Published: · Severity: FLASH · Category: Breaking

ILLUSTRATIVE
Failed coup d'état in South Korea
Illustrative image, not from the reported incident. Photo via Wikimedia Commons / Wikipedia: 2024 South Korean martial law crisis

South Korea Halts Stock Trading After 8% Plunge, Hitting Global Tech Nerves

Severity: FLASH
Detected: 2026-06-08T01:07:27.332Z

Summary

South Korea’s stock market was halted shortly after the open on 8 June around 00:33–00:34 UTC after an 8% slide, with bellwether Samsung Electronics dropping 10%. The shock move in a key tech and manufacturing hub threatens to spill into global risk assets and chip supply‑chain valuations as investors reassess exposure to Korea and Asia more broadly.

Details

South Korea’s equity market hit an air pocket at Monday’s open, with Seoul’s KOSPI index dropping 8% to 7,445.1 and triggering a trading halt shortly after 00:33 UTC, according to multiple market‑monitor feeds. Samsung Electronics, the market’s flagship and a core node in the global semiconductor and electronics supply chain, plunged 10% in the same window. Trading in the broader South Korean stock market was suspended, an emergency brake that is rarely pulled in a G20 economy and a key signal that local regulators are confronting disorderly selling rather than routine volatility.
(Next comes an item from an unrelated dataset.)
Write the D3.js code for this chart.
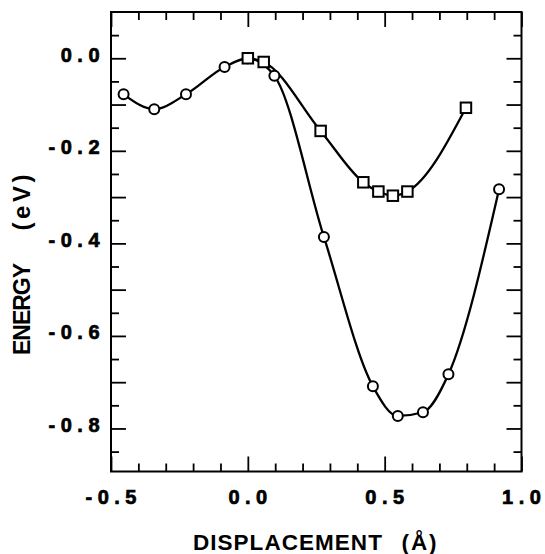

Confirmed data points are limited but consistent. At 00:05 UTC, reports showed the KOSPI down 8% to 7,445.1 on heavy investor selling. By 00:33–00:34 UTC, new alerts stated that South Korea’s stock market trading had been halted after the 8% drop at the open. A separate 00:04 UTC item flagged a 10% plunge in Samsung Electronics. No official Korean regulator statement is yet in hand on the exact nature of the halt (broad market suspension vs. circuit breaker tier), but the scale of the move and the invocation of trading curbs are credible given the live tick data and synchronized reporting.

The human and industry exposure is immediate. South Korea is a pillar of global manufacturing, autos, batteries, and, above all, semiconductors. Local pension funds, retail investors, and leveraged players face margin stress if the drawdown persists when trading resumes. Tech supply‑chain employees and contractors—from chip fabs to component plants—are now operating under sharply lower equity valuations that can constrain financing and capex. Foreign funds heavily allocated to Korea’s tech complex, including large global and regional ETFs, may have to rebalance or meet redemptions, transmitting the shock into portfolios held by pensioners and retail savers from New York to Frankfurt.

Security and strategic implications are second‑order but significant. A large, abrupt de‑rating of Korean assets can limit Seoul’s fiscal and corporate risk appetite at a time when it faces an aggressive North Korea and is central to U.S. and allied Indo‑Pacific posture. If this market stress is linked to geopolitical risk—whether regional security, energy price spikes, or the Iran–Israel crisis indirectly hitting risk sentiment—Korea could become a pressure point exploited by adversaries that understand its dependence on external capital and export demand.

Market and macro pressure will focus on several channels. First, global equities: a Korean halt after an 8% slide will feed into Asia‑wide risk reduction, with potential follow‑through into European and U.S. futures, particularly in tech and semiconductor names (Nvidia, TSMC peers, memory producers, foundry equipment). Second, currencies and credit: the won could sell off when FX markets fully digest the shock, raising hedging costs and potentially widening Korean sovereign and corporate spreads. Third, supply chains: Samsung’s 10% drop raises doubts about earnings and capex assumptions in memory chips, displays, and consumer electronics, which can reset valuations across the sector and affect supplier orders worldwide.

Over the next 24–48 hours, watch for: (1) official statements from Korea Exchange (KRX) and regulators detailing the halt’s parameters and any stabilization tools (short‑selling curbs, liquidity facilities); (2) KOSPI and Samsung price action when trading resumes, especially whether losses deepen past 10–12% and force additional circuit breakers; (3) moves in the won, Korean CDS, and Asia tech ETFs, which will show how far the shock is internationalized; and (4) any linkages drawn by officials or markets between this selloff and concurrent global risks—including Middle East tensions and semiconductor cycle worries—that could either stabilize or further destabilize sentiment toward Korea.

MARKET IMPACT ASSESSMENT: Signals risk-off pressure across Asia with potential spillover into global equities, especially tech; could pressure won FX, Korean credit, and semiconductor supply-chain names while boosting demand for safe havens.